Still, as Deora also pointed out, even with the price hike, India's state-owned oil companies are projected to lose a total of $58.4 billion this fiscal year, which runs from April through March 2009.

"The prices should have been raised higher for a real impact," Ballabh Modani an analyst with Mumbai-based Enam Securities Pvt. told Bloomberg News. "There's no point in an ad hoc increase."

While the companies still stand to lose a significant amount of money, the Indian government must tread carefully when raising prices, as wholesale prices are already at a three-and-a-half-year peak of 8.1%.

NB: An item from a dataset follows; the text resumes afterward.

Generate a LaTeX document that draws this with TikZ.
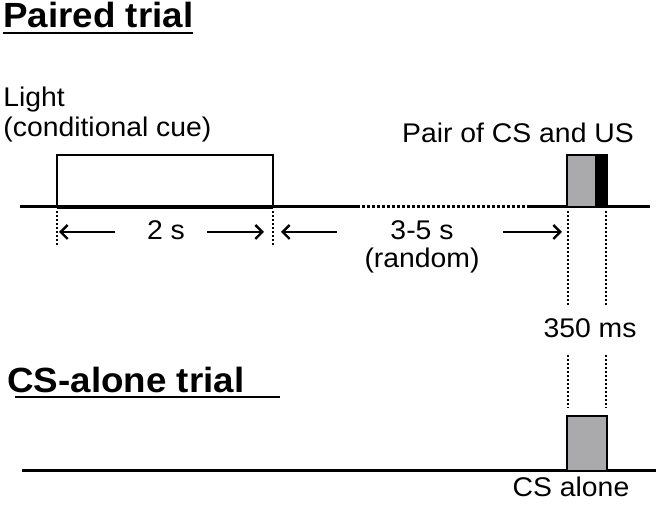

The hike in fuel prices was India's biggest in 12 years, and is expected to add another between 0.5% and 0.6% to wholesale prices. If the government had pushed prices any higher, it would have been risking social unrest among the nation's poor who are already coping with high food prices.

"Already milk, vegetables, wheat – the price of everything has gone up so much," Balaram, an office driver earning a little over $100 a month, told Reuters. "And now gas and petrol. With my salary, after paying my rent and my expenses, what will I send home? How will I feed my family and what will I save?"

Together, food and fuel account for about 75% of household spending for poor families in Asia. And India, despite its growing reputation for economic success, currently has the largest number of people living in abject poverty: more than 350 million, or about a third of the population.